Schone(re) scheepvaart kwestie van tijd

Bij de klimaatafspraken van Parijs werd er niet over gerept, maar feit is dat de 25 grootste containerschepen varend op stookolie nét zoveel zwavel uitstoten als alle 800 miljoen auto’s die op aarde rondrijden. Een alternatief is het varen op laagzwavelige diesel of lng, meldt het FD van 27 mei 2017.

In Krimpen aan den IJssel legt scheepsbouwer Royal IHC momenteel de laatste hand aan de Scheldt River, een schip voor de Belgische baggeraar Deme. Volgens innovatiemanager Erik van der Blom van IHC is het de eerste sleephopperzuiger ter wereld die niet gaat varen en baggeren op traditionele stookolie, maar op het schonere lng (vloeibaar aardgas). IHC gaat ook nog meer lng-baggerschepen voor de Belgen bouwen.

Het offshore-concern Heerema Marine Contractors heeft in Singapore een soortgelijke primeur. Hier wordt op dit moment gebouwd aan de Sleipnir; niet alleen het grootste kraanschip ter wereld, maar ook het eerste dat lng als brandstof gebruikt. ‘Voor Heerema is duurzaamheid belangrijk, vandaar de keuze voor lng’, meldt projectdirecteur Sipke Schuurmans in het FD.

Alternatieve brandstof

Het vloeibare aardgas lng is overigens nog maar relatief kort in beeld als alternatieve brandstof voor de scheepvaart. Toch lijkt het snel een vaste plek te kunnen veroveren in de maritieme sector. Er is namelijk een fundamentele verandering ophanden, met strengere regels voor brandstofgebruik die de uitstoot van schadelijke stoffen door de internationale scheepvaart wereldwijd moeten terugdringen.

En hoewel de scheepvaart dus nog buiten het klimaatakkoord van Parijs is gebleven, voelt de sector best de grote maatschappelijke druk om deze vervuiling te beperken. Ngo’s, klanten en opdrachtgevers dringen aan op schoner varen. Om die reden moet het gebruik van stookolie per 2020 grotendeels uitgebannen zijn, of de schepen moeten zijn uitgerust met zwavelfilters, scrubbers genaamd.

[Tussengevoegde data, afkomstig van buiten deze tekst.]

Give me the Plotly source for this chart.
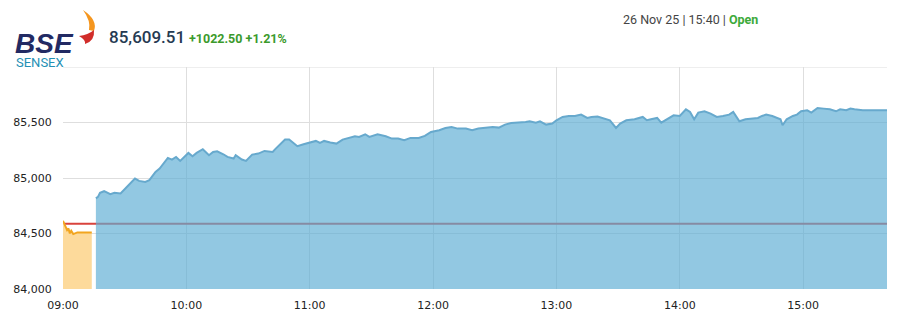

Omdat deze scrubbers behoorlijk prijzig zijn, is de verwachting dat de meeste scheepvaartconcerns de voorkeur zullen geven aan het varen op laagzwavelige diesel of, zoals ook Deme en Heerema nu gaan doen, op lng. Dat biedt wat betreft de uitstoot van zwavel en fijnstof een nog schoner alternatief, aldus het FD.

Tijd nodig voor innovatie

Volgens Van der Blom van IHC heeft de maritieme sector tijd nodig voor innovatie. Dat heeft te maken met de aard van de sector, legt hij uit. ‘Bij investeringen in schepen gaat het om veel geld. En de levensduur is 25 tot dertig jaar. In die tijd moet een schip wel presteren. De betrouwbaarheid en veiligheid op zee moeten optimaal zijn.’ Ook alle regelgeving rond de bouw van schepen wil innovaties weleens bemoeilijken.

De toepassing van lng is daarvan volgens Van der Blom een goed voorbeeld. De opslag van lng neemt volgens hem bijna drie keer zoveel ruimte in beslag als die van dieselolie. In nieuwe ontwerpen moet daarmee rekening worden gehouden. Bovendien zijn bij gebruik van lng aanvullende veiligheidsmaatregelen vereist. Wel lijkt met de komst van steeds meer grote bunkerschepen de beschikbaarheid van lng te verbeteren.

Zuiniger varen

Ook zijn er veel reders die zich richten op schepen die zuiniger varen. Zo nam rederij Wagenborg uit Delfzijl recent de Egbert Wagenborg in gebruik. Dit schip vaart op laagzwavelige diesel, maar is door het ontwerp en de toepassing van nieuwe aandrijftechnieken een stuk zuiniger in gebruik. Verbruikten zijn voorgangers nog 17 ton brandstof per dag – bij een snelheid van 11 knopen – bij het nieuwe schip is dat nog 9 ton.

Ook offshore-concern Heerema kijkt verder dan alleen de toepassing van lng: hybride toepassingen op schepen kunnen eveneens rekenen op de aandacht van het bedrijf. Zo meldt projectdirecteur Schuurmans in het FD binnen enkele jaren accu’s te willen toepassen voor de opslag van energie, om zo pieken in het gevraagde vermogen op te vangen. Motoren zouden daardoor constanter en zuiniger kunnen draaien.